If you have Intella, that can do the PDF export for you. Whether it includes attachments is a setting, I think. For a whole PST, you're looking at many, many thousands of pages. Really not the best solution.
Using Intella as it was intended is a much better solution than simply exporting to PDF and searching through PDFs. I bet if you showed the investigators how to use Intella, they would suddenly prefer that over PDFs. You do have to be careful that it's on a computer that's excluded from your internal network as the PST files will be on that computer and you don't want those opened in the investigator's instance of Outlook.
I have been happy with Intella. I got it about 8 months ago--completely out of the blue showed up on my desk. The other C.F. person in the firm ordered it for me without informing me. When I looked at it, I thought it was useless. I can search in EnCase, thank you. But as cases came, I found more and more uses for it and found it was much easier than searching in EnCase. It also helps find relationships between items and people that a strictly-forensic tool like EnCase would have difficulty revealing.

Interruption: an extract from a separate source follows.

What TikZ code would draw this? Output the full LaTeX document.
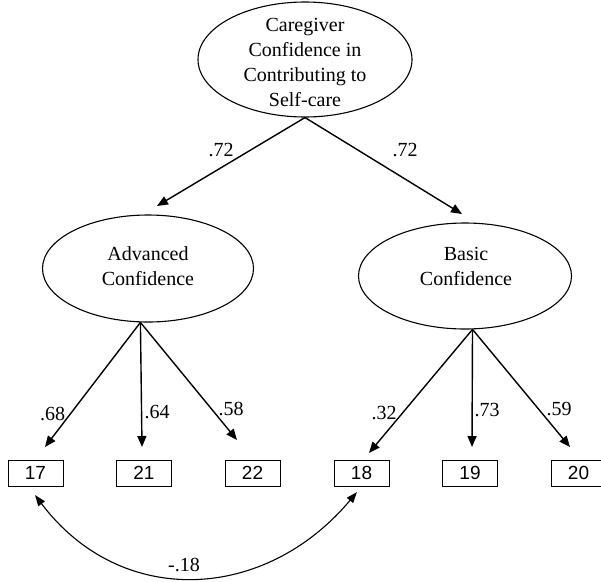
\documentclass[tikz,border=0pt]{standalone}
\usepackage{fontspec}
\setmainfont{Liberation Serif}
\newfontfamily\boxfont{Liberation Sans}
\usetikzlibrary{arrows.meta,shapes.geometric}
\begin{document}
\begin{tikzpicture}[x=1pt,y=-1pt,
  latent/.style={draw,ellipse,line width=1.1pt,inner sep=0pt},
  ltext/.style={align=center,font=\fontsize{20}{25}\selectfont,inner sep=0pt},
  obs/.style={draw,line width=0.9pt,minimum width=55pt,minimum height=26pt,inner sep=0pt,font=\boxfont\fontsize{19}{19}\selectfont},
  loading/.style={line width=1.4pt,-{Triangle[length=11pt,width=9pt]}},
  corr/.style={line width=1.1pt,{Triangle[length=11pt,width=8pt]}-{Triangle[length=11pt,width=8pt]}},
  coef/.style={font=\fontsize{20}{20}\selectfont,inner sep=0pt}]
\useasboundingbox (0,0) rectangle (601,581);
% latent variables
\node[latent,minimum width=214pt,minimum height=115pt] (top) at (305,59.5) {};
\node[ltext] (topT) at (305,62) {Caregiver\\Confidence in\\Contributing to\\Self-care};
\node[latent,minimum width=211pt,minimum height=107pt] (adv) at (148,268.5) {};
\node[ltext] (advT) at (148,266) {Advanced\\Confidence};
\node[latent,minimum width=213pt,minimum height=106pt] (bas) at (465,276) {};
\node[ltext] (basT) at (466,266.5) {Basic\\Confidence};
% observed variables
\node[obs] (b17) at (35.5,473) {17};
\node[obs] (b21) at (144,473) {21};
\node[obs] (b22) at (252.5,473) {22};
\node[obs] (b18) at (361.5,473) {18};
\node[obs] (b19) at (470,473) {19};
\node[obs] (b20) at (578.5,473) {20};
% arrow tip points
\coordinate (tA) at (157,206);
\coordinate (tB) at (462,214);
\coordinate (t17) at (45,447);
\coordinate (t21) at (142,447);
\coordinate (t22) at (237,440);
\coordinate (t18) at (369,453);
\coordinate (t19) at (472,447);
\coordinate (t20) at (570,447);
\coordinate (c17) at (35,495);
\coordinate (c18) at (357,492);
% loadings
\draw[loading] (top.south) -- (tA);
\draw[loading] (top.south) -- (tB);
\draw[loading] (adv.-98.5) -- (t17);
\draw[loading] (adv.-98.5) -- (t21);
\draw[loading] (adv.-98.5) -- (t22);
\draw[loading] (bas.-82.5) -- (t18);
\draw[loading] (bas.-82.5) -- (t19);
\draw[loading] (bas.-82.5) -- (t20);
% correlation
\draw[corr] (c17) .. controls (121,609) and (265,602) .. (c18);
% coefficients
\node[coef] (k1) at (221,150) {.72};
\node[coef] (k2) at (405,150) {.72};
\node[coef] (k3) at (52.5,414) {.68};
\node[coef] (k4) at (157,412) {.64};
\node[coef] (k5) at (231,409) {.58};
\node[coef] (k6) at (384,413) {.32};
\node[coef] (k7) at (487,410) {.73};
\node[coef] (k8) at (559,409) {.59};
\node[coef] (k9) at (184,565) {-.18};
\end{tikzpicture}
\end{document}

I've got a case now--the one I mentioned--with 170,000 e-mails. Without Intella, finding relevant e-mails would be a bit like looking for a particular piece of hay in a whole hay stack. With Intella, I can have an associate (read: newbie) sit through a quick 4 hour class and turn her loose on the e-mails. She's already turned up some great results. The field personnel are feeding her search terms and she's turning those into intellegent searching and queries and finding results. I couldn't be happier with it, and for the price, it's a no-brainer if you have document or e-mail intensive cases.